​Pun intended: Wordplay at the O. Henry Pun-Off

"No pun intended" is a phrase we hear a lot, but as Lee Cowan found out, there's an annual gathering in Texas where puns are not only intended, they're encouraged -- and so are the groans:

The signs on the way to Austin, Texas, should have been fair warning. The "O. Henry Pun-Off" meant that a gaggle of word-nerds was just ahead.

"In Egypt I started having terrible joint pains, so naturally I went to see a CAIRO-PRACTOR."

"I know the DRILL. It's the same ol' BIT every year," said Gary Hallock, who organizes the annual migration of this strange breed. He's a proud punner himself, or as he puts it, "a linguistic terrorist."

"Roofing screws. Got 'em from my dog house. Roof roof."

Even before the competition started, he was punning around like crazy. He just can't help himself, as when he walked past a picket fence: "You know what they say, if you picket, it'll never heal."

He's afflicted, he admits. But so is everyone at the O. Henry Pun-Off. For the past 37 years they've gathered behind the famous author's house to twist the English language into a pretzel.

"I flushed my CD down the toilet. It was WHIRLED music."

Matt Pollack says it's as much a support group as a competition: "This is the only place I know of, the one day of the year, where people with similar afflictions as me can all get together and have a crowd of hundreds of people that not only will accept it, they will cheer for these puns! They will come out here in the sun, on a hot Austin day, and say, 'I want to hear this!'"

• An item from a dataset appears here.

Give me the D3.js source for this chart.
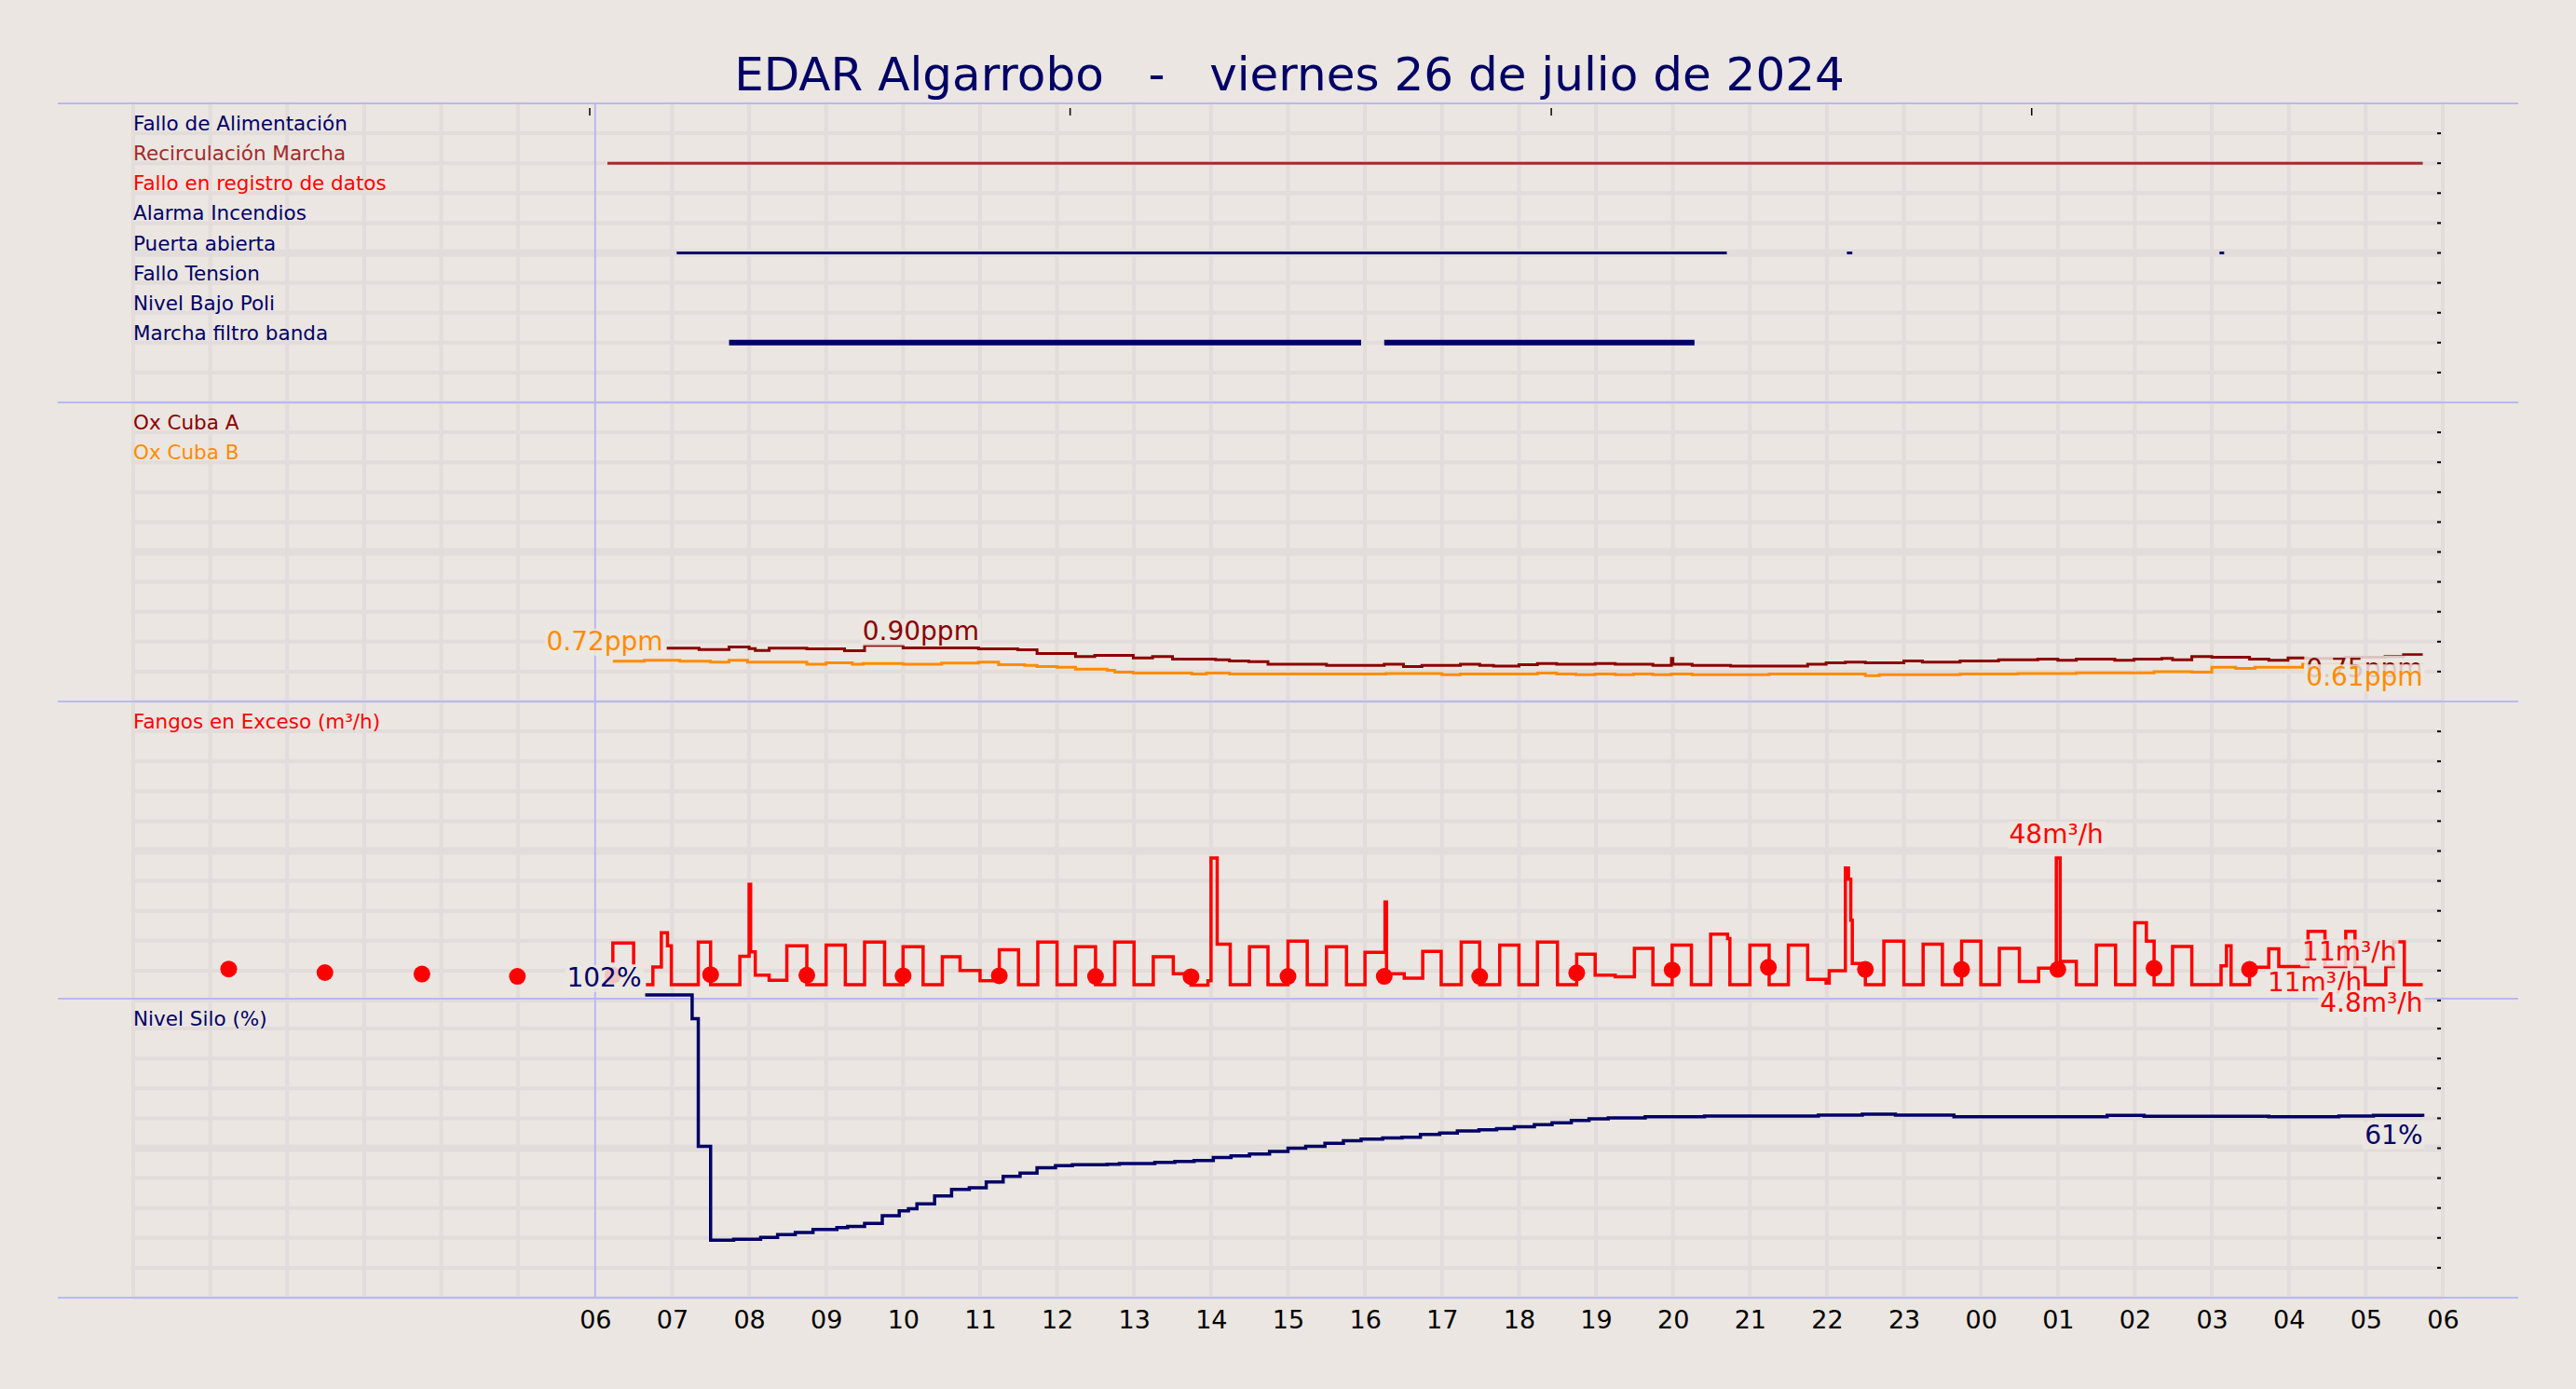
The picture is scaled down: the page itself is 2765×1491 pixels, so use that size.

In layman's terms, a pun is a play on words and their meaning. For instance:

"I'm so glad I could be EAR today. I just LOBE talking to you a lot."

You might have guessed the event is pretty quirky.

"In Romania I made hotel reservations. I was so tired I had to BUCHAREST."

Darren Walsh flew here all the way from London to ply his puns in a chicken suit. "This is probably the weirdest thing I've ever done," he said.

Punsters shunned elsewhere are here welcomed with open arms. "Yeah, it's a safe space," said Alexandra Petri. "It's where you can come and be among your kind."

Petri, who hails from the wordsmiths at the Washington Post, thinks puns spring from a love of language. "Puns are sort of the ultimate word romance," she said. "Sort of awkward the next morning, you're like, 'What just happened? That was gross.' But you know, it's a beautiful thing in the moment!"

Defending champion Ben Ziek was riffing on trees:

"Nothing makes me SYCAMORE than some guy using all those cheezy pickup lines like a DOGWOOD."

Cowan asked Ziek, "So, do you think you were born to do this?"

"Oh, I hope so!" laughed Zeik. "If not, then something's really wrong with me!"

Ben's talent is that he can pun on cue.

For example, on baseball: "Well, I don't know if you're REGGIE, JACKSON."

Mexican food: "I never eat in the restaurant, I always get it TA-CO."

Charles Osgood: "Well, he's OS-GOOD as it gets!"

There are two verbal bouts here: The first is Punniest of Show -- a string of prepared puns stitched together in sort of a punner's short story.

Alex took home the trophy in that category, after punning every U.S. president in order:

CAN A D student win? Sure. LYNDON JOHNSON was a D Student and he was great: NIXING dumb ideas like turning a FORD CAR TO a RAY-GUN. No, when BUSH comes to shove, I see hope GLINT ON the horizon. Ladies, I DUB YA the hope of America, and I don't say, 'OH, BUMMER.'

Spectators found themselves -- surprisingly -- not annoyed. "I wasn't sure if it was gonna be just like one liners, and how is that sustainable?" said writer Jennifer Gandin Le. "I like the stories. People are really weaving some interesting stories and then using really, really silly puns. Like, I'm impressed."

Then came round two: the Pun Slingers competition. It's a duel with two contestants firing off puns at one another on a subject pulled at random, like vision:

"So I've got a little kitty at home, and every time I make a loud noise the CATARACTS."
"Wow, what a great PUPIL."
"IRIS to the occasion."

... until they simply run out of word ammo.

It was a long afternoon filled with groans (which, by the way, don't discourage anyone here).

"You get a groan, that's how you know it's landed," said Petri.

"What's Ella Fitzgerald's favorite pet? A SCAT."

In the end, Matt Pollack won -- apparently the only contestant with more puns than pride.

So, does victory give him punning bragging rights all year? "Oh, fame, fortune and glory forever, you know?" he laughed. "Honestly this goes on a shelf in my house and for the rest of the year, I'm basically not allowed to pun."

Whose rule is that? "Mine," Pollack said. "Because I like being accepted socially!"

With the competition ended, punsters are left with nothing to do -- but wait for next JEER.